If the user of a iterator wants a type when it’s not empty, that type should be supplied explicitly. Otherwise no answer can be given theoretically. In general though the user should not care about the type at all and just passing on the iterator does not require any knowledge of the return type of the iterator.
That’s true, but the problem that I am trying to solve does seem to require such knowledge. Moreover, all solutions I’ve seen so far (Base.collect() and TableTraits.getiterator()) do use inference in one way or another. I understand that inference may at times be fragile, but it is not in the case of f(x)::T for x in iter. A macro can easily be written to convert a generator expression with a type assert to an iterator type with iteratoreltype(iter) == HasEltype(). Why couldn’t that be the default?

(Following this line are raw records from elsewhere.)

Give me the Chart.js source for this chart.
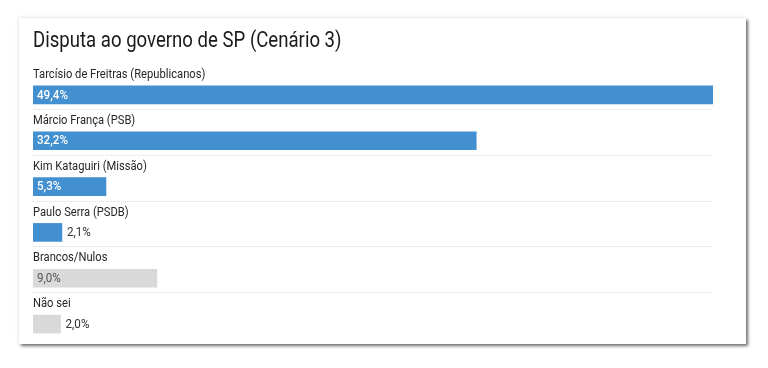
<!DOCTYPE html>
<html>
<head>
<meta charset="utf-8">
<script src="https://cdn.jsdelivr.net/npm/chart.js@4"></script>
<style>
  html, body { margin: 0; padding: 0; background: #fff; width: 768px; height: 368px; overflow: hidden; }
  #card { position: absolute; left: 19px; top: 18px; width: 727px; height: 326px; background: #fff;
          box-shadow: 2px 2px 3px rgba(0,0,0,0.55), 0 0 5px rgba(0,0,0,0.10); }
  #wrap { position: absolute; left: 0; top: 0; width: 768px; height: 368px; }
</style>
</head>
<body>
<div id="card"></div>
<div id="wrap"><canvas id="c" width="768" height="368"></canvas></div>
<script>
const chartTitle = 'Disputa ao governo de SP (Cenário 3)';
const categories = [
  'Tarcísio de Freitras (Republicanos)',
  'Márcio França (PSB)',
  'Kim Kataguiri (Missão)',
  'Paulo Serra (PSDB)',
  'Brancos/Nulos',
  'Não sei'
];
const values = [49.4, 32.2, 5.3, 2.1, 9.0, 2.0];
const isCandidate = [true, true, true, true, false, false];

const BLUE = '#4390d0';
const GRAY = '#d9d9d9';
const FONT = 'Roboto, "Noto Sans", sans-serif';

function fmt(v) { return v.toFixed(1).replace('.', ',') + '%'; }

function scaledText(ctx, txt, x, y, sx) {
  ctx.save();
  ctx.translate(x, y);
  ctx.scale(sx, 1);
  ctx.fillText(txt, 0, 0);
  ctx.restore();
}

const rowPlugin = {
  id: 'rowPlugin',
  beforeDatasetsDraw(chart) {
    const ctx = chart.ctx;
    const meta = chart.getDatasetMeta(0);
    const area = chart.chartArea;
    ctx.save();
    // title
    ctx.font = '400 22px ' + FONT;
    ctx.fillStyle = '#1a1a1a';
    ctx.textBaseline = 'alphabetic';
    ctx.textAlign = 'left';
    scaledText(ctx, chartTitle, area.left, 47, 0.845);
    // separators
    ctx.strokeStyle = '#dcdcdc';
    ctx.lineWidth = 1;
    ctx.setLineDash([1, 1]);
    meta.data.forEach((el, i) => {
      if (i === meta.data.length - 1) return;
      const y = Math.round(el.y + el.height / 2 + 5) + 0.5;
      ctx.beginPath();
      ctx.moveTo(area.left, y);
      ctx.lineTo(area.right, y);
      ctx.stroke();
    });
    ctx.restore();
  },
  afterDatasetsDraw(chart) {
    const ctx = chart.ctx;
    const meta = chart.getDatasetMeta(0);
    const SXL = 0.895;
    const SXV = 0.93;
    ctx.save();
    ctx.textAlign = 'left';
    ctx.textBaseline = 'middle';
    meta.data.forEach((el, i) => {
      // category label above bar
      ctx.font = '400 12.5px ' + FONT;
      ctx.fillStyle = '#262626';
      scaledText(ctx, categories[i], el.base, el.y - 20, SXL);
      // value label
      const txt = fmt(values[i]);
      ctx.font = '500 12.5px ' + FONT;
      const w = ctx.measureText(txt).width * SXV;
      const barW = el.x - el.base;
      if (w + 8 < barW) {
        ctx.fillStyle = isCandidate[i] ? '#ffffff' : '#555555';
        if (!isCandidate[i]) ctx.font = '400 12.5px ' + FONT;
        scaledText(ctx, txt, el.base + 4, el.y + 0.5, SXV);
      } else {
        ctx.font = '400 12.5px ' + FONT;
        ctx.fillStyle = '#333333';
        scaledText(ctx, txt, el.x + 5, el.y + 0.5, SXV);
      }
    });
    ctx.restore();
  }
};

new Chart(document.getElementById('c'), {
  type: 'bar',
  data: {
    labels: categories,
    datasets: [{
      data: values,
      backgroundColor: isCandidate.map(c => c ? BLUE : GRAY),
      borderWidth: 0,
      barThickness: 18
    }]
  },
  options: {
    indexAxis: 'y',
    responsive: false,
    animation: false,
    events: [],
    layout: { padding: { left: 33, right: 55, top: 72, bottom: 21 } },
    scales: {
      x: { display: false, min: 0, max: Math.max(...values) },
      y: { display: false, offset: true }
    },
    plugins: { legend: { display: false }, tooltip: { enabled: false }, title: { display: false } }
  },
  plugins: [rowPlugin]
});
</script>
</body>
</html>
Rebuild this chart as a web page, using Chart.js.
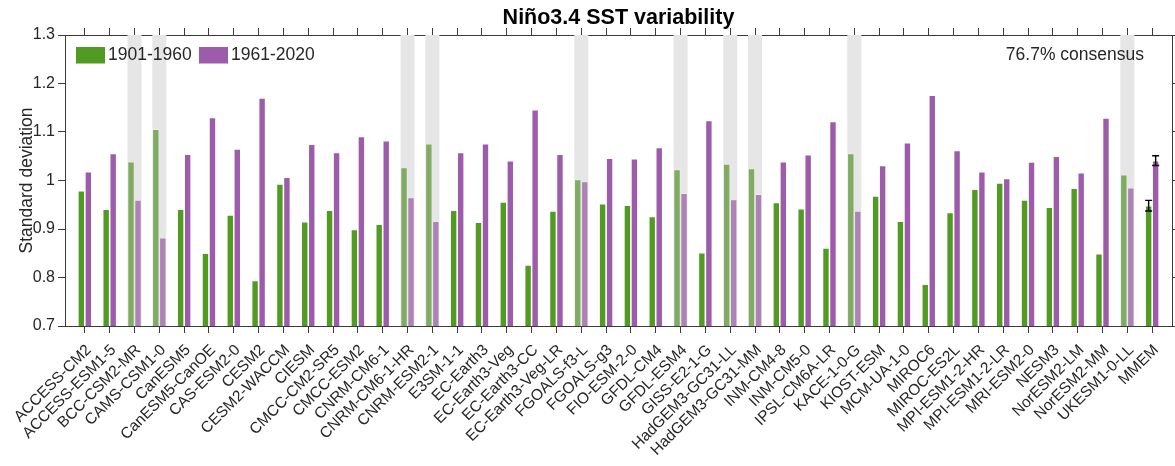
<!DOCTYPE html>
<html><head><meta charset="utf-8">
<script src="https://cdn.jsdelivr.net/npm/chart.js@4.4.1/dist/chart.umd.min.js"></script>
<style>html,body{margin:0;padding:0;background:#fff;overflow:hidden}canvas{display:block}</style>
</head><body>
<canvas id="c" width="1175" height="466"></canvas>
<script>
// ---------- data ----------
const models = ['ACCESS-CM2','ACCESS-ESM1-5','BCC-CSM2-MR','CAMS-CSM1-0','CanESM5','CanESM5-CanOE','CAS-ESM2-0','CESM2','CESM2-WACCM','CIESM','CMCC-CM2-SR5','CMCC-ESM2','CNRM-CM6-1','CNRM-CM6-1-HR','CNRM-ESM2-1','E3SM-1-1','EC-Earth3','EC-Earth3-Veg','EC-Earth3-CC','EC-Earth3-Veg-LR','FGOALS-f3-L','FGOALS-g3','FIO-ESM-2-0','GFDL-CM4','GFDL-ESM4','GISS-E2-1-G','HadGEM3-GC31-LL','HadGEM3-GC31-MM','INM-CM4-8','INM-CM5-0','IPSL-CM6A-LR','KACE-1-0-G','KIOST-ESM','MCM-UA-1-0','MIROC6','MIROC-ES2L','MPI-ESM1-2-HR','MPI-ESM1-2-LR','MRI-ESM2-0','NESM3','NorESM2-LM','NorESM2-MM','UKESM1-0-LL','MMEM'];
const sd1901_1960 = [0.979,0.941,1.039,1.106,0.941,0.850,0.929,0.794,0.993,0.915,0.939,0.899,0.910,1.027,1.076,0.939,0.914,0.956,0.826,0.937,1.002,0.952,0.949,0.926,1.023,0.851,1.034,1.025,0.955,0.942,0.861,1.056,0.968,0.916,0.786,0.934,0.982,0.995,0.960,0.945,0.984,0.849,1.012,0.948];
const sd1961_2020 = [1.018,1.056,0.960,0.882,1.054,1.130,1.065,1.170,1.007,1.075,1.058,1.091,1.082,0.965,0.916,1.058,1.076,1.041,1.146,1.054,0.998,1.046,1.045,1.068,0.974,1.124,0.961,0.972,1.039,1.053,1.122,0.937,1.031,1.078,1.176,1.062,1.018,1.004,1.038,1.050,1.016,1.129,0.985,1.041];
const mmemErr = [0.011, 0.010];          // error half-widths of the MMEM bars
const seriesNames = ['1901-1960','1961-2020'];
const yTicks = [0.7,0.8,0.9,1.0,1.1,1.2,1.3];
const titleText = 'Niño3.4 SST variability';
const yTitle = 'Standard deviation';
const consensusText = '76.7% consensus';

// ---------- derived ----------
const nModels = models.length - 1; // excluding MMEM
const disagree = models.map((m, i) => i < nModels && sd1901_1960[i] > sd1961_2020[i]);
const yMin = yTicks[0], yMax = yTicks[yTicks.length - 1];

const GREEN = '#529b23', PURPLE = '#9c5ca9';
const GREEN_F = '#80ab62', PURPLE_F = '#ad82b5';
const FONT = "'Liberation Sans', Arial, Helvetica, sans-serif";
const TXT = '#262626', AX = '#3a3a3a';

const pts = arr => arr.map((v, i) => ({x: i + 1, y: v}));
const shadePts = models.map((m, i) => disagree[i] ? {x: i + 1, y: yMax} : null).filter(Boolean);

const legendPlugin = {
  id: 'customLegend',
  afterDraw(chart) {
    const ctx = chart.ctx, a = chart.chartArea;
    ctx.save();
    ctx.font = `17.5px ${FONT}`;
    ctx.textBaseline = 'middle';
    const items = [{c: GREEN, t: seriesNames[0], x: a.left + 11}, {c: PURPLE, t: seriesNames[1], x: a.left + 134}];
    items.forEach(it => {
      ctx.fillStyle = it.c;
      ctx.fillRect(it.x, a.top + 12, 29, 16.5);
      ctx.fillStyle = TXT;
      ctx.textAlign = 'left';
      ctx.fillText(it.t, it.x + 32, a.top + 20.5);
    });
    ctx.textAlign = 'right';
    ctx.fillText(consensusText, a.right - 28, a.top + 20.5);
    ctx.restore();
  }
};

const errPlugin = {
  id: 'errBars',
  afterDatasetsDraw(chart) {
    const ctx = chart.ctx, ys = chart.scales.y, idx = models.length - 1;
    const vals = [sd1901_1960, sd1961_2020];
    ctx.save();
    ctx.strokeStyle = '#000';
    ctx.lineWidth = 1.4;
    [0, 1].forEach(d => {
      const el = chart.getDatasetMeta(d).data[idx];
      const v = vals[d][idx];
      const y1 = ys.getPixelForValue(v - mmemErr[d]);
      const y2 = ys.getPixelForValue(v + mmemErr[d]);
      ctx.beginPath();
      ctx.moveTo(el.x, y1); ctx.lineTo(el.x, y2);
      ctx.moveTo(el.x - 3.5, y1); ctx.lineTo(el.x + 3.5, y1);
      ctx.moveTo(el.x - 3.5, y2); ctx.lineTo(el.x + 3.5, y2);
      ctx.stroke();
    });
    ctx.restore();
  }
};

const noPad = s => { s.paddingLeft = 0; s.paddingRight = 0; s.paddingTop = 0; s.paddingBottom = 0; };

const xCommon = {
  type: 'linear', min: 0.2, max: models.length + 0.8, offset: false,
  afterBuildTicks: s => { s.ticks = models.map((m, i) => ({value: i + 1})); },
  grid: {drawOnChartArea: false, drawTicks: true, tickLength: 7, color: AX, lineWidth: 1, offset: false},
  border: {display: true, color: AX, width: 1},
  z: 1
};
const yCommon = {
  type: 'linear', min: yMin, max: yMax,
  afterBuildTicks: s => { s.ticks = yTicks.map(v => ({value: v})); },
  grid: {drawOnChartArea: false, drawTicks: true, tickLength: 7, color: AX, lineWidth: 1},
  border: {display: true, color: AX, width: 1},
  z: 1
};

new Chart(document.getElementById('c'), {
  type: 'bar',
  data: {
    datasets: [
      {label: seriesNames[0], data: pts(sd1901_1960), backgroundColor: models.map((m, i) => disagree[i] ? GREEN_F : GREEN),
       borderColor: 'rgba(255,255,255,0.3)', borderWidth: 0.8, order: 0},
      {label: seriesNames[1], data: pts(sd1961_2020), backgroundColor: models.map((m, i) => disagree[i] ? PURPLE_F : PURPLE),
       borderColor: 'rgba(255,255,255,0.3)', borderWidth: 0.8, order: 0},
      {label: 'disagree', data: shadePts, backgroundColor: '#e6e6e6', grouped: false, order: 5,
       categoryPercentage: 0.565, barPercentage: 1.0}
    ]
  },
  options: {
    responsive: false, animation: false, devicePixelRatio: 1, events: [],
    layout: {padding: 0},
    datasets: {bar: {categoryPercentage: 0.565, barPercentage: 1.0}},
    scales: {
      x: Object.assign({}, xCommon, {
        position: 'bottom',
        ticks: {autoSkip: false, minRotation: 45, maxRotation: 45, padding: 8, labelOffset: 4, color: TXT,
                font: {family: FONT, size: 15.5}, callback: (v, i) => models[i]},
        afterFit: s => { s.height = 140; noPad(s); }
      }),
      x2: Object.assign({}, xCommon, {
        position: 'top', ticks: {display: false},
        afterFit: s => { s.height = 35 - 21.5 * 1.2 - 5; noPad(s); }
      }),
      y: Object.assign({}, yCommon, {
        position: 'left',
        ticks: {padding: 3, color: TXT, font: {family: FONT, size: 16},
                callback: v => String(Math.round(v * 10) / 10)},
        title: {display: true, text: yTitle, color: TXT, font: {family: FONT, size: 17.5}, padding: {top: 17, bottom: 0}},
        afterFit: s => { s.width = 65; noPad(s); }
      }),
      y2: Object.assign({}, yCommon, {
        position: 'right', ticks: {display: false},
        afterFit: s => { s.width = 3; noPad(s); }
      })
    },
    plugins: {
      legend: {display: false},
      tooltip: {enabled: false},
      title: {display: true, fullSize: false, text: titleText, color: '#000', font: {family: FONT, size: 21.5, weight: 'bold'},
              padding: {top: 5, bottom: 0}}
    }
  },
  plugins: [legendPlugin, errPlugin]
});
</script>
</body></html>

It is, T is not necessarily known and that it is still meaningless in the empty case as well as being able to be Union{} instead.
It’s also wrong when T is not a leaftype.
Because it couldn’t be done as explained above.
And as I said, if you know the type, supply it explicitly to the user of the iterator. Having a eltype is not what a generator is for.
It was stated that it could not be done, but not explained. Having eltype() of a generator return the actual type can be done as I have shown in my first post. My solution may violate some theoretical principles, but in practice, the same solution is implemented in various places. @mbauman explained that type inference may be fragile and should be avoided, but what can be wrong with the following POC:
struct TypedGenerator{T}
g::Base.Generator
end
macro typed(ex)
if ex.args[1].head == :(::)
:(TypedGenerator{$(ex.args[1].args[2])}($ex))
else
ex
end
end
Base.iteratoreltype(::TypedGenerator{T}) where T = Base.HasEltype()
Base.eltype(::TypedGenerator{T}) where T = T
# Define iterator protocol methods delegating to `.g`.
julia> eltype(@typed (f(x) for x in 1:2))
Any
julia> eltype(@typed (f(x)::Int for x in 1:2))
Int64
If such code is acceptable in a user program, why would it be a bad idea for (f(x)::Int for x in 1:2) to return a variant of TypedGenerator{T} without the @typed macro?
How would the user that knows the type of f(x) and wants to provide that type in a generator expression (f(x) for x in iter) actually do it? I suggest that (f(x)::T for x in iter) is the first thing that comes to mind and if you subscribe to the principle of least surprise, the eltype() of this expression should be T.
T is not necessarily known (and it might not be a constant at all)
It is still meaningless in the empty case
Return value could be Union{}
T may not be a leaftype.
Again, because it’s wrong.
Don’t use generator and use some other type. Any wrapper around this iterator would do. For example, just give the type to your TableTraits.getiterator function.
Adding a ::T in an expression to change the behavior is about as much surprise as you can get. This kind of behavioral change does not exist anywhere else in the language.